§ **To be done**
Your task is to copy every line of the records below that contains "this".

§ **Provided data**
((
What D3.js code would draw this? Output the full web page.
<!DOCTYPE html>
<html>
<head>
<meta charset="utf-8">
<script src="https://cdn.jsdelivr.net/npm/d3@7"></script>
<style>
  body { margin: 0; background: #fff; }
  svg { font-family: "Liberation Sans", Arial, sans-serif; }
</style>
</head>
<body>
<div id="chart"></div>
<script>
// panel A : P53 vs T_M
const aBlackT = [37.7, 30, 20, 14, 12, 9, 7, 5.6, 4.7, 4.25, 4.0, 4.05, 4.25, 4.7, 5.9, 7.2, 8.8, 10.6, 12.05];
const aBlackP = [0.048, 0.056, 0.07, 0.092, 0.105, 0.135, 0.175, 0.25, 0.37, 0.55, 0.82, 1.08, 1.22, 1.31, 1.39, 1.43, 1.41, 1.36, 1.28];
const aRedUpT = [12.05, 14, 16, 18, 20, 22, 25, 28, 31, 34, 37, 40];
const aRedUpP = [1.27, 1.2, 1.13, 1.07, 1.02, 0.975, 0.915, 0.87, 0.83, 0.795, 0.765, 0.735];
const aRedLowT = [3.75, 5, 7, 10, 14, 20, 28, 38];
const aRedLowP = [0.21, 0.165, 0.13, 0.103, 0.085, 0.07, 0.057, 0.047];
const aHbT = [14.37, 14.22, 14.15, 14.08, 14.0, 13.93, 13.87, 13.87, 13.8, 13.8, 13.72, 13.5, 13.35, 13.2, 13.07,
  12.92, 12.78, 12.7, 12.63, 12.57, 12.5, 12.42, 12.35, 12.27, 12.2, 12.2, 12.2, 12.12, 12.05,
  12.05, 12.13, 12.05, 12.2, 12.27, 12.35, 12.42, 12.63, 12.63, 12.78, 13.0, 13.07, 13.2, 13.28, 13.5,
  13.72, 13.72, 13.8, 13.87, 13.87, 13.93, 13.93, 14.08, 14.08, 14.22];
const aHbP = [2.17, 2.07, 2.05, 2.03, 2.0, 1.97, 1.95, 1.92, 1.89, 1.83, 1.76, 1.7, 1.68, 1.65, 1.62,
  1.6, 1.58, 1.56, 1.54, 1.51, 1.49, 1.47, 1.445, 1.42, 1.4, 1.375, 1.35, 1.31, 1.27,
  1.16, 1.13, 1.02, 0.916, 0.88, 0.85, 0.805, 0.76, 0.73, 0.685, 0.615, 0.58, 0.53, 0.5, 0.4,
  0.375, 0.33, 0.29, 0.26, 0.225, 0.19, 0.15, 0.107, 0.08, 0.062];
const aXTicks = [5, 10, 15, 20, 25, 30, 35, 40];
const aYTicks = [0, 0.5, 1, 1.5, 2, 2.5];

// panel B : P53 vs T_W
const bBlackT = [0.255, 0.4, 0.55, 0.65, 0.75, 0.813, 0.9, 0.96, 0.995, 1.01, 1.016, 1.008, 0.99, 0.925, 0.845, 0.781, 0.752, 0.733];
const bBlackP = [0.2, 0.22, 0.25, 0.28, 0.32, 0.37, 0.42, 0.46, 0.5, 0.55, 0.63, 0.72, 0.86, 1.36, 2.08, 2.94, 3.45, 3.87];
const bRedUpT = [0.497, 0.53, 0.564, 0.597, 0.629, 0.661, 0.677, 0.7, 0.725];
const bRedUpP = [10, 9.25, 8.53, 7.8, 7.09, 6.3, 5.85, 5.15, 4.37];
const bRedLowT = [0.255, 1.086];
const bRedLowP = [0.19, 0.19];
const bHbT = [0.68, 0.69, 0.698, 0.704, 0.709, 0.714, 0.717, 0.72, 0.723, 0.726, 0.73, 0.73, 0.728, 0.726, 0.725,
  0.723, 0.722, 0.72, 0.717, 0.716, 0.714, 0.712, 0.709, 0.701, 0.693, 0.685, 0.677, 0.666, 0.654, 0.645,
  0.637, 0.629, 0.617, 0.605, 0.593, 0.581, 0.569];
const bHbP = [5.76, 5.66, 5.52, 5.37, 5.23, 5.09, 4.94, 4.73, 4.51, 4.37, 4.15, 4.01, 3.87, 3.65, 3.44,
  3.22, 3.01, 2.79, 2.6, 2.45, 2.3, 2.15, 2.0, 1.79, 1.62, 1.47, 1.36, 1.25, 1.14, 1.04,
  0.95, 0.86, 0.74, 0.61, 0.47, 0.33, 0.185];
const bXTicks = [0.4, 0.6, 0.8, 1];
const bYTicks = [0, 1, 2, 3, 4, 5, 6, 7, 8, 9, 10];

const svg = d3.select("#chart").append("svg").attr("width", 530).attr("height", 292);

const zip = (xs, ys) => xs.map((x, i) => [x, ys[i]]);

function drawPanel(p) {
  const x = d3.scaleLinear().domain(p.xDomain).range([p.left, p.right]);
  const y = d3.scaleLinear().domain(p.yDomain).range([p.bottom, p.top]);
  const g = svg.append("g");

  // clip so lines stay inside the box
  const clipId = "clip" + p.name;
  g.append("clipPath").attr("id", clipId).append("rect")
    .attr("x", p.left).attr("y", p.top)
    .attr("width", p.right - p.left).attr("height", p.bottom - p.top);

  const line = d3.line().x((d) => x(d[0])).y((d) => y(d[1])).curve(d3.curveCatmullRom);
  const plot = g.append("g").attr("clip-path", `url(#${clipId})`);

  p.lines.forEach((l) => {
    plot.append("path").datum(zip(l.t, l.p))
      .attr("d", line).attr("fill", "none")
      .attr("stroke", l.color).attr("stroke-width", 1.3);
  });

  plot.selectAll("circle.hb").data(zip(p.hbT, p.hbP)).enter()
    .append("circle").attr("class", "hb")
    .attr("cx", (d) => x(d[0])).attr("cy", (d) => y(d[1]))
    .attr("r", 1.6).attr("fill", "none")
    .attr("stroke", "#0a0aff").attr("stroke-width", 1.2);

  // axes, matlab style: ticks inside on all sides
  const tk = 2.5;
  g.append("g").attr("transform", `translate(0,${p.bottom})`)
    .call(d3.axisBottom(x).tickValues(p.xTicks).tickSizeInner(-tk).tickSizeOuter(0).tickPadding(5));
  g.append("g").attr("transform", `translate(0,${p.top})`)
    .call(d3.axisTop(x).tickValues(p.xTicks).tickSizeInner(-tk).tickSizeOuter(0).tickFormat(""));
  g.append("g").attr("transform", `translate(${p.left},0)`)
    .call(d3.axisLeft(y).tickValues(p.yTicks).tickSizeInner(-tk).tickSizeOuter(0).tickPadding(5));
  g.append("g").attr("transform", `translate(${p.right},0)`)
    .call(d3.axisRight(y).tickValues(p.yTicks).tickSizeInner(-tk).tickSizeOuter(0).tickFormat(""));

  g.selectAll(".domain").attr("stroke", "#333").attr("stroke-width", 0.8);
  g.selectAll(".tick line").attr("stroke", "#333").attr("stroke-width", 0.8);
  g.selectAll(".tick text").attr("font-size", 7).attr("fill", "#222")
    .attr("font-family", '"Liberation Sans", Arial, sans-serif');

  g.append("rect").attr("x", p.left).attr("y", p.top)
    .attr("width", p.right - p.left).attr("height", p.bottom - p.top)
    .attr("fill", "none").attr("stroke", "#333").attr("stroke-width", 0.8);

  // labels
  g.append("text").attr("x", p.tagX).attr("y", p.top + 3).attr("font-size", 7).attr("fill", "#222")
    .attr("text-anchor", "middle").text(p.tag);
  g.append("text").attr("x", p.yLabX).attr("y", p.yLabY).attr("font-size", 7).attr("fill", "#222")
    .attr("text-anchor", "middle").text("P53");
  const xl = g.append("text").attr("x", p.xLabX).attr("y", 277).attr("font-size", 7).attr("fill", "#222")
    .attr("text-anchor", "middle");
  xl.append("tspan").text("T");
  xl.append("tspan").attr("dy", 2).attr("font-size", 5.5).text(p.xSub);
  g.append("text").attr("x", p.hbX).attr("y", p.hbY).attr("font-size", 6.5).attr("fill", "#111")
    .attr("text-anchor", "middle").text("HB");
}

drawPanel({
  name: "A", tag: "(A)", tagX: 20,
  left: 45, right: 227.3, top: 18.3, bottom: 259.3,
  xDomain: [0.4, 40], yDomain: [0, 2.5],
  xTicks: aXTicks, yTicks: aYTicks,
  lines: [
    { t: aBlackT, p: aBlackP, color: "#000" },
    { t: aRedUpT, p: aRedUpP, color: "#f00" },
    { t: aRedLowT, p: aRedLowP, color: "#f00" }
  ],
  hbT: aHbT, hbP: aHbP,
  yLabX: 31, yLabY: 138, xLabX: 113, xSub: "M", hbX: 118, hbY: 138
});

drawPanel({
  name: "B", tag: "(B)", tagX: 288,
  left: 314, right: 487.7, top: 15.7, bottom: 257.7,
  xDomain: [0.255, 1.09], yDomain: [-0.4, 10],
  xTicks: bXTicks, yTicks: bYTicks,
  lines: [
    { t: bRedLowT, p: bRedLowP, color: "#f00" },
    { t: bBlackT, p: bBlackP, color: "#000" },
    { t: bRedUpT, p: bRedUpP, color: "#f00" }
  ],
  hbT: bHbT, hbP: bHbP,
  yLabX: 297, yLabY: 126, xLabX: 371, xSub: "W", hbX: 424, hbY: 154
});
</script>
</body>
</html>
))
((
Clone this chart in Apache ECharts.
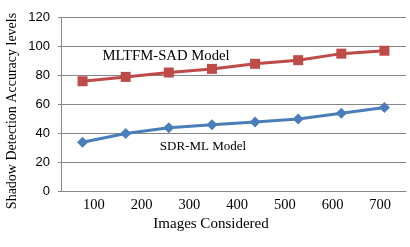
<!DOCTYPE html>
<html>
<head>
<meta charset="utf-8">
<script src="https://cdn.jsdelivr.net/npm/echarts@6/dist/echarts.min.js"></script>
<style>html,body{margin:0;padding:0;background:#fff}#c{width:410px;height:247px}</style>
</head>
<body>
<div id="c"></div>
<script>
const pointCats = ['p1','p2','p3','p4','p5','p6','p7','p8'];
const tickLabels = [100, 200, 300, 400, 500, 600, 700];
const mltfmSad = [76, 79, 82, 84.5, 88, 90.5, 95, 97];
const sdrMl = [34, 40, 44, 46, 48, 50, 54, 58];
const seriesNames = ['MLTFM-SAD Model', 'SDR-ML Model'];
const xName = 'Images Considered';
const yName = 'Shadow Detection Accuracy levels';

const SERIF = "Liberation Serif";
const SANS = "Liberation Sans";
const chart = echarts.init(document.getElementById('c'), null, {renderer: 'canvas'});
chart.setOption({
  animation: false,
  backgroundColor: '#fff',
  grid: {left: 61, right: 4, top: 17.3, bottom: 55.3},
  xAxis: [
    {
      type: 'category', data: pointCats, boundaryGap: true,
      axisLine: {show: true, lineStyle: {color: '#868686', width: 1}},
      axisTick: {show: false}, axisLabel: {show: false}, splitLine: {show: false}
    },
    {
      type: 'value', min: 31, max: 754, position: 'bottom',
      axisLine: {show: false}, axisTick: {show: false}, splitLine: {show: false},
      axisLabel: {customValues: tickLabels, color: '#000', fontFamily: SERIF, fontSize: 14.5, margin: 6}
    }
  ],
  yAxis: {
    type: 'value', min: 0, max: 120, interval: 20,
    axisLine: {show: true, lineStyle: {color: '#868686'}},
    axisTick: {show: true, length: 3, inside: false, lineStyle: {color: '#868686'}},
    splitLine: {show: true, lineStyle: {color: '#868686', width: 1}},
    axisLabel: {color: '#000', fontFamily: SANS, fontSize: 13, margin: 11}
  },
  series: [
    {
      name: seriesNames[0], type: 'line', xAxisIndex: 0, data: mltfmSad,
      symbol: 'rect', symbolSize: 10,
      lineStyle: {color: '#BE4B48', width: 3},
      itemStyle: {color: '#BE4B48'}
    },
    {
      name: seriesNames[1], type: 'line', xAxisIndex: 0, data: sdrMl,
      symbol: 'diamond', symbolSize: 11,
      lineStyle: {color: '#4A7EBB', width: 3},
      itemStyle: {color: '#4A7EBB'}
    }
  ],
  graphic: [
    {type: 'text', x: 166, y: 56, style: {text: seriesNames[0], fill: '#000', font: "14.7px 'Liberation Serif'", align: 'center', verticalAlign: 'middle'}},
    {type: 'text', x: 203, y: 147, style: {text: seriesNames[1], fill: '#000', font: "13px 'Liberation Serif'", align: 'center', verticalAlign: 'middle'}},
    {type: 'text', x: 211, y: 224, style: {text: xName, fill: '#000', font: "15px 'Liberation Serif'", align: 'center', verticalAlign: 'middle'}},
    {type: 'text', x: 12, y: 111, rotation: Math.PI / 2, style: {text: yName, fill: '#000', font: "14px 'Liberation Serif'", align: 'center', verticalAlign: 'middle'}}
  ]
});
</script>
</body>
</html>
))
§ **Written reply**
What D3.js code would draw this? Output the full web page.
Clone this chart in Apache ECharts.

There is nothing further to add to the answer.